Q: What’s been your long-term goal with the sport? Have you only just wanted to play Division I tennis, or have you wanted to make a living out of it? What’s been the ultimate goal since you first gripped a racket?
A: “I knew I wanted to play college tennis. That was always the goal. As the success started coming when I was younger, I started questioning where I wanted to go, and do I want to get to that next level and who’s going to take me there? I’m going to take the sport wherever it gets me, and I’m going to try the circuit after college.”
Q: Like I said, I’m not sure how well freshman usually perform. What’s the reception been like from your teammates?
A: “Coming into a school that’s No. 2 in the country and has been in the top 5 for a while, and me being the No. 1 preseason freshman coming in, everyone respects each other. …Everyone was really encouraging about any success that anyone has had, because everyone is good. I thought that was really cool.”
Q: In the offseason, are you coming back home to train or do you stay in Carolina? How does that work?
A: “There really is no offseason. We play in fall and spring, we obviously have winter break, but during the summer I’m going to travel and play some pro events — maybe travel with the USTA team. Then spending some time at home with my family.”
Q: What’s been the best part about your journey into college so far? Has any of it been surreal?

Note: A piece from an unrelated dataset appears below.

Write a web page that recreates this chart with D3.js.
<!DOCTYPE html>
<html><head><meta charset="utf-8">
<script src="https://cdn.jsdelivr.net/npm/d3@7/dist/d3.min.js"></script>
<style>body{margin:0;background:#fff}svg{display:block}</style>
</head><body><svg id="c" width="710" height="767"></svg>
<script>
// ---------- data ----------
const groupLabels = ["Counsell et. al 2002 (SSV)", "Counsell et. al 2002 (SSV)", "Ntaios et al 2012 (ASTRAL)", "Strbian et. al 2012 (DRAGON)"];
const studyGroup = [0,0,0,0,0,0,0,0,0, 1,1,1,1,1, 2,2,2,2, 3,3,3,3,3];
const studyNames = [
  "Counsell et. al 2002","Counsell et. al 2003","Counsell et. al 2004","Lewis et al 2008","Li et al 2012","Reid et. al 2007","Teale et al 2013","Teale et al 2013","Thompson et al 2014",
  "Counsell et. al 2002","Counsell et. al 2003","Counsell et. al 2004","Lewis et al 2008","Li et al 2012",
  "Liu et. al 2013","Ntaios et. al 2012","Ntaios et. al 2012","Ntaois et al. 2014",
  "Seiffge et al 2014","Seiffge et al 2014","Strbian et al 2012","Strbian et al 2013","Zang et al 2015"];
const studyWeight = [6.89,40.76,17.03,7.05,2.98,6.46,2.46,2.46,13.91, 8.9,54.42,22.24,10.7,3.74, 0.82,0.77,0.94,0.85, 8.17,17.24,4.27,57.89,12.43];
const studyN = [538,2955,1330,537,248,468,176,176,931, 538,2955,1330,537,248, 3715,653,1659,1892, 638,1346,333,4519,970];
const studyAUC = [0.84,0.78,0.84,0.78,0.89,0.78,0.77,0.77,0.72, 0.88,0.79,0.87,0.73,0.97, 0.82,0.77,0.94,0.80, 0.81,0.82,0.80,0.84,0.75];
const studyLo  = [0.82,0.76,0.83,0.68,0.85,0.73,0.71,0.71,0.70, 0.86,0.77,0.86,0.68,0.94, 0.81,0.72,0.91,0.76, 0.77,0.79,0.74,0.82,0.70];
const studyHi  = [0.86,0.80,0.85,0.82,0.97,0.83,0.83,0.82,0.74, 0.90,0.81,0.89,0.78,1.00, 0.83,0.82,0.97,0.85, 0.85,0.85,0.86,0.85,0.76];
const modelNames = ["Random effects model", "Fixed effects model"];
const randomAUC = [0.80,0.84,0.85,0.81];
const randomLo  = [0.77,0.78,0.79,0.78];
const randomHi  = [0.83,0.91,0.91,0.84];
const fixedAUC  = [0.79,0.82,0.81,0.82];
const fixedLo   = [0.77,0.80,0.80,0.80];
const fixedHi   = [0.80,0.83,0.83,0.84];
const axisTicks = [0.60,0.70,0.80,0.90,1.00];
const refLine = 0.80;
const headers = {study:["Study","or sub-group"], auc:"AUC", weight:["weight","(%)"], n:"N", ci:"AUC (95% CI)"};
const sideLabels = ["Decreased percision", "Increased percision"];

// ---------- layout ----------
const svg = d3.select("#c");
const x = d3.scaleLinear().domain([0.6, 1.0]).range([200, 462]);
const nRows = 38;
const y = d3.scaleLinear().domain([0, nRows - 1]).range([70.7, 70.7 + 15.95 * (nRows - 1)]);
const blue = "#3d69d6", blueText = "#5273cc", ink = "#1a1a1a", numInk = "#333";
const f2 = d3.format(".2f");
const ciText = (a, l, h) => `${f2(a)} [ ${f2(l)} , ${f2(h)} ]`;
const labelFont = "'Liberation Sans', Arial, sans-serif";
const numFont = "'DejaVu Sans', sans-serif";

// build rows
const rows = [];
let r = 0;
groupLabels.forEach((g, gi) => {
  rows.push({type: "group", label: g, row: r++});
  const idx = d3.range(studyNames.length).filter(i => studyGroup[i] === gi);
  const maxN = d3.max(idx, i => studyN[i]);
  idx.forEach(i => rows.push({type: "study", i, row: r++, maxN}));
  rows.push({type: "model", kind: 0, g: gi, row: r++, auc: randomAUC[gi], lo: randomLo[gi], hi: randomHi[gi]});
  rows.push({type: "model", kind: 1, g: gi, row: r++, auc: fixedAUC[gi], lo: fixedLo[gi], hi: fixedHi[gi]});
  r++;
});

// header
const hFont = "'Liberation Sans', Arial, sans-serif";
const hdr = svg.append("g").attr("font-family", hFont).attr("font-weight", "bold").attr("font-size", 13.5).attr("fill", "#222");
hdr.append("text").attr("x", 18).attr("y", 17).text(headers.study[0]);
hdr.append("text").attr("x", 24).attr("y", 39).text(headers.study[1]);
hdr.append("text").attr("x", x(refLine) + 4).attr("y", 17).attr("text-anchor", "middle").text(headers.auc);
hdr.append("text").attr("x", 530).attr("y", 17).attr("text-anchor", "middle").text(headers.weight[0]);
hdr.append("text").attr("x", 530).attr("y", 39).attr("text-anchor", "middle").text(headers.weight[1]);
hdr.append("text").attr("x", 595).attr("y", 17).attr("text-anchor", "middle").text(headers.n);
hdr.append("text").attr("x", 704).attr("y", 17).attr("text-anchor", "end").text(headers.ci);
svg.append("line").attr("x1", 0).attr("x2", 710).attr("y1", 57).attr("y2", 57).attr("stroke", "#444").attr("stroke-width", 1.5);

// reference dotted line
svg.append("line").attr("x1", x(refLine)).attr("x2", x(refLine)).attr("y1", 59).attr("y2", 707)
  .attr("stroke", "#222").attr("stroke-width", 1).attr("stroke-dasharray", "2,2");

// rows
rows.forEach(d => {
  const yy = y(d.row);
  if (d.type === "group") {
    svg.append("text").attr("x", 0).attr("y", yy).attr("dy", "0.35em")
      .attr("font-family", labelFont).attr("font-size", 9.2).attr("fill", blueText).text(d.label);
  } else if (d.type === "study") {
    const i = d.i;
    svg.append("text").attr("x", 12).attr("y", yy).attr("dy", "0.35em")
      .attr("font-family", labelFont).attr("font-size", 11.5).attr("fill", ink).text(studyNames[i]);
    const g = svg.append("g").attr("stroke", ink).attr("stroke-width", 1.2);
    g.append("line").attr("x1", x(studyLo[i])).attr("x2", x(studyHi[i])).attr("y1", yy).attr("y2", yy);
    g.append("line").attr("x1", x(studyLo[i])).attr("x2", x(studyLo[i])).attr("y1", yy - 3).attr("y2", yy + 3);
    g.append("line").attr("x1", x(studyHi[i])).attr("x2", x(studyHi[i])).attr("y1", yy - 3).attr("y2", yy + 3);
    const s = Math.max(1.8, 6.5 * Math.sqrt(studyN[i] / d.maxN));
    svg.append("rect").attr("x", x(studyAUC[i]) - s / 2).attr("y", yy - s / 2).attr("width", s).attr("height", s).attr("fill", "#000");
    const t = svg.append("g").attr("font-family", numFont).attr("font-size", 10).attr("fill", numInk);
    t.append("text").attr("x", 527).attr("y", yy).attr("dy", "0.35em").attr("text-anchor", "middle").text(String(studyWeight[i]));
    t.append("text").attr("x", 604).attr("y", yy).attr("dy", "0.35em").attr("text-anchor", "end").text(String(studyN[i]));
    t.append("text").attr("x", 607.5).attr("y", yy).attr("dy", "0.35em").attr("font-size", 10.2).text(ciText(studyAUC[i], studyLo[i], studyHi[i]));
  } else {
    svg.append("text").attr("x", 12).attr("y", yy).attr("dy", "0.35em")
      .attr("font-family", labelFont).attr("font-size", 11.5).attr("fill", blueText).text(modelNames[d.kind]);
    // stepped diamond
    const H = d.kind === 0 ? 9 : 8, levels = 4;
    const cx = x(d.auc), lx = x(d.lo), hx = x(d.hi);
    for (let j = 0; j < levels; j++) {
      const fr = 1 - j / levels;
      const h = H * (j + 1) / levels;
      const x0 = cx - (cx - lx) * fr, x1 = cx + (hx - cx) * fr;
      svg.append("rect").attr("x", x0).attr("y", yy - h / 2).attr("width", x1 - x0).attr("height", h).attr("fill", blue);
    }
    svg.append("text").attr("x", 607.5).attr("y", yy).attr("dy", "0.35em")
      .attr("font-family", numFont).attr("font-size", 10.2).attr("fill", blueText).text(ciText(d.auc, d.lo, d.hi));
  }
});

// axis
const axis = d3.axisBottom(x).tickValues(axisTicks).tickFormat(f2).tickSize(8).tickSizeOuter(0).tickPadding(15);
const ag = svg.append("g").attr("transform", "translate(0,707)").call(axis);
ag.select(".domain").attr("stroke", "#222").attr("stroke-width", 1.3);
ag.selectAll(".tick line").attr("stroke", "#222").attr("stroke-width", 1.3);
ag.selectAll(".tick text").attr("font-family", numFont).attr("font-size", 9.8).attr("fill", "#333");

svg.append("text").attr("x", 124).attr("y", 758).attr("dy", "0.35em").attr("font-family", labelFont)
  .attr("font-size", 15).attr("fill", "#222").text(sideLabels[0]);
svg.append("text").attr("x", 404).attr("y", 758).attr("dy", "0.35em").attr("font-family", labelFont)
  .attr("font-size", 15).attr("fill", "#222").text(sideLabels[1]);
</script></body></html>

A: “I didn’t realize how busy a student-athlete is. I’ve always been told, but the stories are true. I have my 6:45 (a.m.) workouts. Between tennis, school, homework, doing stuff with my team, I really don’t have much time for anything else. Although, I wouldn’t be wanting to do anything else either. So far, it’s been one of the best experiences that I’ve ever had. I’m having a lot of fun, really enjoying tennis. I’m able to do what I love at a great school, and it’s been a surreal experience.”